Néanmoins le seuil de pauvreté permet de mesurer des tendances. « La pauvreté d’aujourd’hui touche des actifs et leurs enfants ce qui n’était pas le cas il y a quarante ans. Le taux de pauvreté monétaire était beaucoup plus important dans les années 70, peut-être était-il vécu de manière différente parce qu’il touchait des personnes âgées, des indigents qui n’avaient pas encore accès à des systèmes de retraite », a souligné Nicolas Duvoux.
La pauvreté « interpelle l’ensemble du corps social »
Lors de cette table ronde, l’ensemble des chercheurs ont rappelé l’objet de leurs recherches sur la pauvreté. « Si on s’intéresse à la pauvreté ce n’est pas simplement pour identifier les pauvres. C’est aussi parce que ça interpelle l’ensemble du corps social […] Les personnes qui perdent peu à peu leur attachement social, perdent en même temps la confiance dans les institutions républicaines » […] trop de personnes sont en situation de progressif détachement » a expliqué Serge Paugam.

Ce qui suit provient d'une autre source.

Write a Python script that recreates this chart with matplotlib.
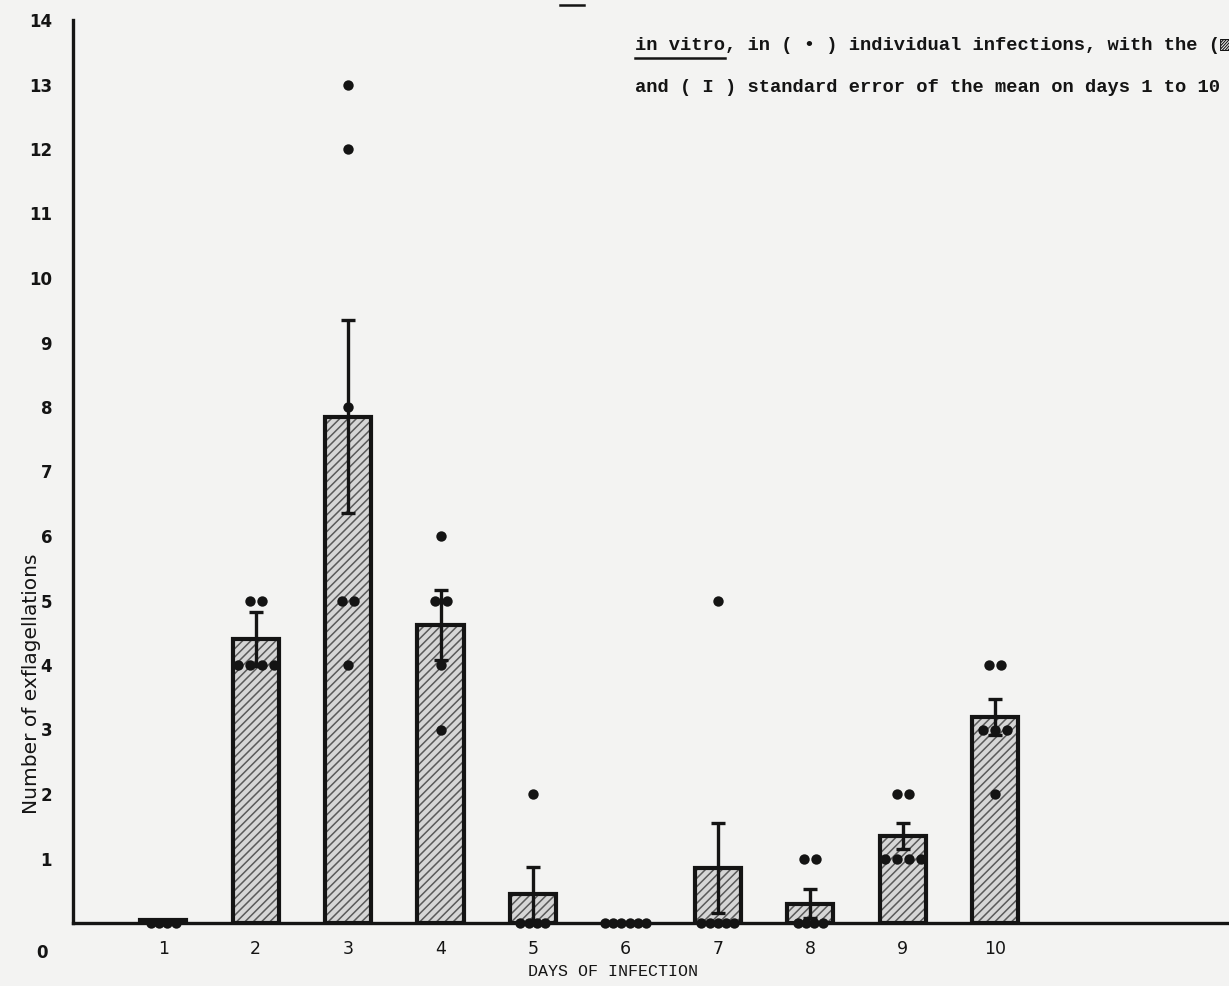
import numpy as np
import matplotlib
matplotlib.use("Agg")
import matplotlib.pyplot as plt
from matplotlib.lines import Line2D
from matplotlib.transforms import ScaledTranslation

# values
days = [1, 2, 3, 4, 5, 6, 7, 8, 9, 10]
mean_exfl = [0.05, 4.4, 7.85, 4.62, 0.45, 0.0, 0.85, 0.3, 1.35, 3.2]
sem_exfl = [0.0, 0.42, 1.5, 0.55, 0.42, 0.0, 0.7, 0.22, 0.2, 0.28]
individual = {
    1: [0, 0, 0, 0],
    2: [5, 5, 4, 4, 4, 4],
    3: [13, 12, 8, 5, 5, 4],
    4: [6, 5, 5, 4, 3],
    5: [2, 0, 0, 0, 0],
    6: [0, 0, 0, 0, 0, 0],
    7: [5, 0, 0, 0, 0, 0],
    8: [1, 1, 0, 0, 0, 0],
    9: [2, 2, 1, 1, 1, 1],
    10: [4, 4, 3, 3, 3, 2],
}
y_ticks = list(range(0, 15))

caption_2 = "in vitro, in ( \u2022 ) individual infections, with the (\u25a8"
caption_3 = "and ( I ) standard error of the mean on days 1 to 10"

W, H = 1229, 986
BG = '#f3f3f2'
INK = '#141414'
mono = ['Liberation Mono', 'DejaVu Sans Mono', 'DejaVu Sans']

plt.rcParams['hatch.linewidth'] = 1.1

fig = plt.figure(figsize=(W / 100, H / 100), dpi=100, facecolor=BG)
ax = fig.add_axes([73 / W, (H - 923) / H, 1 - 73 / W, (923 - 20) / H])
ax.set_facecolor(BG)
ax.set_xlim(0.024, 12.53)
ax.set_ylim(0, 14)

# bars: hatch layer first, then black outline on top
ax.bar(days, mean_exfl, width=0.5, color='#d6d6d6', edgecolor='#5a5a5a',
       hatch='////', linewidth=0, zorder=2)
ax.bar(days, mean_exfl, width=0.5, fill=False, edgecolor=INK,
       linewidth=3.0, zorder=3)

# standard error of the mean
d = np.array(days, dtype=float)
m = np.array(mean_exfl)
s = np.array(sem_exfl)
keep = s > 0
ax.errorbar(d[keep], m[keep], yerr=s[keep], fmt='none', ecolor=INK,
            elinewidth=2.4, capsize=5, capthick=2.4, zorder=4)

# individual infections, spread sideways when they share a value
for day, vals in individual.items():
    vals = np.array(vals)
    for v in np.unique(vals):
        k = int((vals == v).sum())
        step = 0.09 if v == 0 else 0.13
        xs = day + (np.arange(k) - (k - 1) / 2) * step
        ax.scatter(xs, [v] * k, s=56, color=INK, linewidths=0, zorder=5,
                   clip_on=False)

# axes styling
for side in ['top', 'right']:
    ax.spines[side].set_visible(False)
ax.spines['left'].set_linewidth(2.4)
ax.spines['bottom'].set_linewidth(2.4)
ax.spines['left'].set_color(INK)
ax.spines['bottom'].set_color(INK)
ax.set_xticks(days)
ax.set_xticklabels([str(x) for x in days], fontsize=12.5, family='DejaVu Sans',
                   color=INK)
ax.set_yticks(y_ticks)
ax.set_yticklabels([str(y) for y in y_ticks], fontsize=12, family='DejaVu Sans',
                   fontweight='bold', color=INK)
ax.tick_params(axis='x', length=0, pad=12)
ax.tick_params(axis='y', length=0, pad=15)
# the zero label sits well below the baseline in the original
zero_lbl = ax.get_yticklabels()[0]
zero_lbl.set_transform(zero_lbl.get_transform() +
                       ScaledTranslation(-0.04, -0.28, fig.dpi_scale_trans))

ax.set_xlabel('DAYS OF INFECTION', family=mono, fontsize=12, color=INK)
ax.xaxis.set_label_coords(0.467, -0.045)
ax.set_ylabel('Number of exflagellations', family='DejaVu Sans', fontsize=14.5,
              color=INK)
ax.yaxis.set_label_coords(-0.028, 0.265)

# caption lines at the top right, running up to the page edge
fig.text(635 / W, 1 - 45 / H, caption_2, ha='left', va='center',
         family=mono, fontsize=13.5, fontweight='bold', color=INK)
fig.text(635 / W, 1 - 87 / H, caption_3, ha='left', va='center',
         family=mono, fontsize=13.5, fontweight='bold', color=INK)

# underline "in vitro"
r = fig.canvas.get_renderer()
tmp = fig.text(635 / W, 1 - 45 / H, 'in vitro', ha='left', va='center',
               family=mono, fontsize=13.5, fontweight='bold')
w = tmp.get_window_extent(r).width
tmp.remove()
fig.add_artist(Line2D([635 / W, (635 + w) / W], [1 - 58 / H, 1 - 58 / H],
                      color=INK, linewidth=1.8))
# stub of the underlined figure number on the cut-off first line
fig.add_artist(Line2D([560 / W, 584 / W], [1 - 5 / H, 1 - 5 / H],
                      color=INK, linewidth=1.8))

fig.savefig('out.png', dpi=100, facecolor=BG)
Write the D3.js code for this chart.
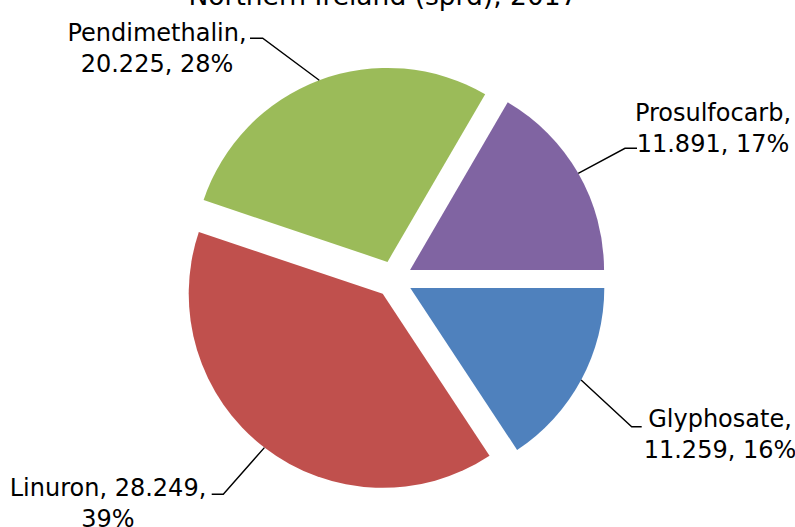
<!DOCTYPE html>
<html>
<head>
<meta charset="utf-8">
<script src="https://cdn.jsdelivr.net/npm/d3@7"></script>
<style>
  html, body { margin: 0; padding: 0; background: #fff; }
  svg { display: block; }
  text { font-family: "DejaVu Sans", sans-serif; fill: #000; }
</style>
</head>
<body>
<svg id="chart" width="795" height="527"></svg>
<script>
// ---- data ----
const categories = ["Glyphosate", "Linuron", "Pendimethalin", "Prosulfocarb"];
const values = [11.259, 28.249, 20.225, 11.891];
const colors = ["#4F81BD", "#C0504D", "#9BBB59", "#8064A2"];
const title = "Northern Ireland (sprd), 2017";

// ---- layout (label anchors, manually placed as in the original) ----
const labelLayout = [
  { elbow: [631.7, 426.7], end: [641.7, 426.7], cx: 720, y0: 426.5, split: "name" },
  { elbow: [223.3, 494.3], end: [211.7, 494.3], cx: 108, y0: 496, split: "pct" },
  { elbow: [262.7, 38.3], end: [250, 38.3], cx: 157, y0: 40.5, split: "name" },
  { elbow: [625, 148.3], end: [637, 148.3], cx: 713, y0: 120.5, split: "name" }
];

const svg = d3.select("#chart");
const cx = 394, cy = 279.2, R = 194, explode = 18.5;
const lineH = 31;

const total = d3.sum(values);
const data = categories.map((c, i) => ({ name: c, value: values[i], color: colors[i], layout: labelLayout[i] }));

const pie = d3.pie().value(d => d.value).sort(null)
  .startAngle(Math.PI / 2).endAngle(Math.PI / 2 + 2 * Math.PI);
const arc = d3.arc().innerRadius(0).outerRadius(R);
const arcs = pie(data);

const g = svg.append("g").attr("transform", `translate(${cx},${cy})`);

function offset(d) {
  const m = (d.startAngle + d.endAngle) / 2;
  return [Math.sin(m) * explode, -Math.cos(m) * explode];
}

g.selectAll("path.slice").data(arcs).enter().append("path")
  .attr("class", "slice")
  .attr("d", arc)
  .attr("fill", d => d.data.color)
  .attr("transform", d => { const o = offset(d); return `translate(${o[0]},${o[1]})`; });

// leader lines and labels
const fmt = d3.format(".3f");
arcs.forEach(d => {
  const m = (d.startAngle + d.endAngle) / 2;
  const o = offset(d);
  const px = cx + o[0] + Math.sin(m) * R;
  const py = cy + o[1] - Math.cos(m) * R;
  const L = d.data.layout;
  svg.append("polyline")
    .attr("points", [[px, py], L.elbow, L.end].map(p => p.join(",")).join(" "))
    .attr("fill", "none").attr("stroke", "#000").attr("stroke-width", 1.4);

  const pct = Math.round(d.data.value / total * 100) + "%";
  let lines;
  if (L.split === "name") lines = [d.data.name + ",", fmt(d.data.value) + ", " + pct];
  else lines = [d.data.name + ", " + fmt(d.data.value) + ",", pct];
  const t = svg.append("text").attr("text-anchor", "middle").attr("font-size", 24);
  lines.forEach((ln, i) => {
    t.append("tspan").attr("x", L.cx).attr("y", L.y0 + i * lineH).text(ln);
  });
});

// title (cut off at top as in original)
svg.append("text")
  .attr("x", 383).attr("y", 5)
  .attr("text-anchor", "middle")
  .attr("font-size", 26.5)
  .text(title);
</script>
</body>
</html>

Pour Claire Auzuret « un halo de pauvreté » a pu être identifié lors de la crise des Gilets Jaunes, « avec une multitude de visages, de travailleurs, de jeunes actifs, d’étudiants, de familles monoparentales, de retraités… », symbole selon elle « d’une inadéquation entre la pauvreté monétaire et la pauvreté subjective ».
« En 1995, tous les candidats parlaient de fracture sociale »
Au moment où l’idée d’un revenu universel revient au goût du jour y compris dans les rangs de la droite, les Serge Paugam invite à réfléchir « à une politique plus globale qui permet de repenser la protection de plusieurs millions de personnes dans la société française ».
« Les personnes qui sont les plus modestes se trouvent aujourd’hui prisent en étau entre une incitation qui peut être éventuellement coercitive à retourner sur le marché du travail et une situation d’absence d’emploi disponible » souligne Nicolas Duvoux qui évoque « une injonction paradoxale ».
En conclusion, Serge Paugam préconise « un élan global de solidarité ». Il y en avait un élan de solidarité dans les années 90. Ce n’est pas par hasard qu’en 1995, tous les candidats parlaient de fracture sociale […] La fracture sociale n’est plus à l’ordre du jour alors que c’est la question fondamentale que l’on doit aborder. Il faut cet élan, cette envie de reconstruire un autre modèle social pour créer une société plus inclusive ».